Autant le dire tout de suite : on n’est pas très convaincu par le concept derrière ce disque. Dernier volume en date de la série Pulp fusion, qui en compte déjà deux, Pulp fusion evolution est un objet marketing assez étrange : à la fois très simple (c’est une compile de funk, millésimé early 70’s, un produit très en cours de nos jours) et un peu bancal, avec cette pauvre référence pseudo-tarantinesque en guise d’accroche, que le livret tente malaisément de justifier en reprenant deux-trois clichés blaxploités jusqu’à la corde pour lier les 12 titres ici compilés.

Abandonnons donc les concepteurs « géniaux » qui ont subtilement habillé ce disque, et concentrons-nous sur son contenu, qui illustre une nouvelle fois les extraordinaires qualité et variété de la musique noire américaine produite entre 1968 et 1975. Constat sans grande surprise.

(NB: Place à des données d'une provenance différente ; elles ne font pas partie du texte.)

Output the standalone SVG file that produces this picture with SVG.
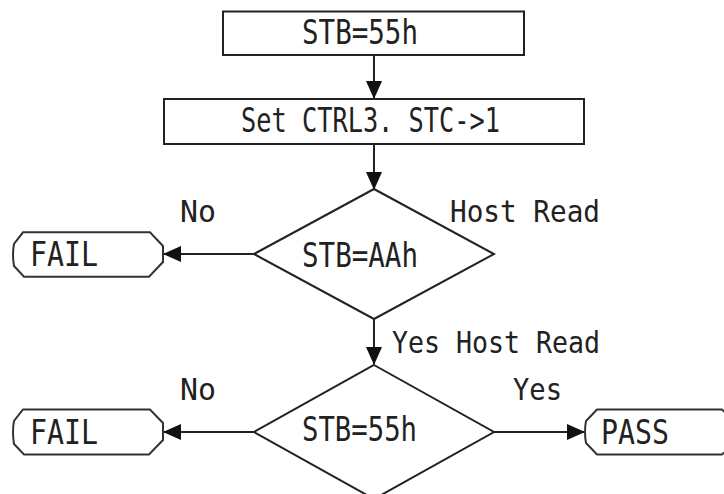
<svg xmlns="http://www.w3.org/2000/svg" width="724" height="494" viewBox="0 0 724 494">
<style>
.shape{fill:#ffffff;stroke:#222222;stroke-width:2}
.term{fill:#ffffff;stroke:#333333;stroke-width:2}
.conn{fill:none;stroke:#222222;stroke-width:2}
.t{font-family:"DejaVu Sans Mono","Liberation Mono",monospace;font-size:33px;fill:#222222}
.lbl{font-family:"DejaVu Sans Mono","Liberation Mono",monospace;font-size:30px;fill:#222222}
</style>
<defs>
<marker id="ah" markerUnits="userSpaceOnUse" markerWidth="18" markerHeight="16" refX="17" refY="8" orient="auto">
<path d="M0,0 L18,8 L0,16 Z" fill="#111111"/>
</marker>
</defs>
<rect width="724" height="494" fill="#ffffff"/>
<g id="connectors">
<line class="conn" x1="374" y1="55" x2="374" y2="98" marker-end="url(#ah)"/>
<line class="conn" x1="374" y1="144" x2="374" y2="189" marker-end="url(#ah)"/>
<line class="conn" x1="254" y1="254" x2="164" y2="254" marker-end="url(#ah)"/>
<line class="conn" x1="374" y1="319" x2="374" y2="364" marker-end="url(#ah)"/>
<line class="conn" x1="254" y1="432" x2="164" y2="432" marker-end="url(#ah)"/>
<line class="conn" x1="494" y1="432" x2="584" y2="432" marker-end="url(#ah)"/>
<text class="lbl" x="180" y="222" textLength="36" lengthAdjust="spacingAndGlyphs">No</text>
<text class="lbl" x="450" y="222" textLength="150" lengthAdjust="spacingAndGlyphs">Host Read</text>
<text class="lbl" x="392" y="353" textLength="208" lengthAdjust="spacingAndGlyphs">Yes Host Read</text>
<text class="lbl" x="180" y="400" textLength="36" lengthAdjust="spacingAndGlyphs">No</text>
<text class="lbl" x="513" y="400" textLength="49" lengthAdjust="spacingAndGlyphs">Yes</text>
</g>
<g id="n_stb55">
<rect class="shape" x="223" y="11.5" width="301" height="43.5"/>
<text class="t" x="302" y="44" textLength="116" lengthAdjust="spacingAndGlyphs">STB=55h</text>
</g>
<g id="n_setctrl">
<rect class="shape" x="164" y="99" width="420" height="45"/>
<text class="t" x="241" y="132" textLength="259" lengthAdjust="spacingAndGlyphs">Set CTRL3. STC-&gt;1</text>
</g>
<g id="d_stbaa">
<polygon class="shape" points="374,189 494,254 374,319 254,254"/>
<text class="t" x="302" y="266.5" textLength="116" lengthAdjust="spacingAndGlyphs">STB=AAh</text>
</g>
<g id="t_fail1">
<path class="term" d="M23,232.3 H150 L163,246 V262 L149,276.7 H24 L14,266 Q12,254.5 14,244 Z"/>
<text class="t" x="30" y="266" textLength="68" lengthAdjust="spacingAndGlyphs">FAIL</text>
</g>
<g id="d_stb55">
<polygon class="shape" points="374,365 494,432 374,499 254,432"/>
<text class="t" x="302" y="440.5" textLength="115" lengthAdjust="spacingAndGlyphs">STB=55h</text>
</g>
<g id="t_fail2">
<path class="term" d="M23,409.5 H150 L163,423 V440 L149,454.5 H24 L14,444 Q12,432 14,421 Z"/>
<text class="t" x="30" y="443.5" textLength="68" lengthAdjust="spacingAndGlyphs">FAIL</text>
</g>
<g id="t_pass">
<path class="term" d="M597,409.5 H722 L734,421 V444 L722,454.5 H597 L586,443 Q584,432 586,421 Z"/>
<text class="t" x="601" y="443.5" textLength="68" lengthAdjust="spacingAndGlyphs">PASS</text>
</g>
</svg>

Mais on en redemande encore, et toujours : pourquoi échanger ses deux barils de soul trempée de sueur contre un triste baril de Billy Ocean au bord de sa piscine ?

Les amateurs de space-jazz, de ghetto funk ou de proto-disco seront donc comblés : ils retrouveront ici Charles Wright (l’auteur du classique Express yourself, par ailleurs parent de feu Eric « Eazy E » Wright) et son Watts 103rd Street Band, les Blackbyrds du trompettiste Blue Note Donald Byrd, Getting uptown (to get down) des anonymes United 8, qui vaut surtout par le retraitement que lui fait subir Tom Moulton (héros oublié de la club culture, qui est aux remixeurs d’aujourd’hui ce que Kool DJ Herc est aux DJ hip-hop), un titre précoce de Candido, futur demi-star du label Salsoul, et, surtout, l’un des petits monuments de la musique de danse des années 1970, Cosmic funk, de Lonnie Liston Smith & The Cosmic Echoes, extraordinaire dérive spatio-funk (comme son nom l’indique) du pianiste de Pharoah Sanders et Gato Barbieri.

En fait, la richesse du matériau disponible est telle qu’il semble difficile de louper une compilation sur cette période, même en piochant totalement au hasard dans le Hot 100 « soul-rythm’n’blues » du Billboard. A l’écoute de ces titres, on mesure cependant tout le biais qu’induit encore aujourd’hui l’hégémonisme rock à l’égard de la communauté noire et de sa musique : à la même époque les hideux Yes et ELP se vautraient dans des albums grandiloquents et vides, dont l’héritage est bien moins vital ; et pourtant, qui aurez-vous le plus de chance de trouver de nos jours dans les rayons des rééditions CD : Close to the edge de Yes, ou le LP Cosmic funk de Lonnie Liston Smith ? Ce disque est une consolation, faute de mieux.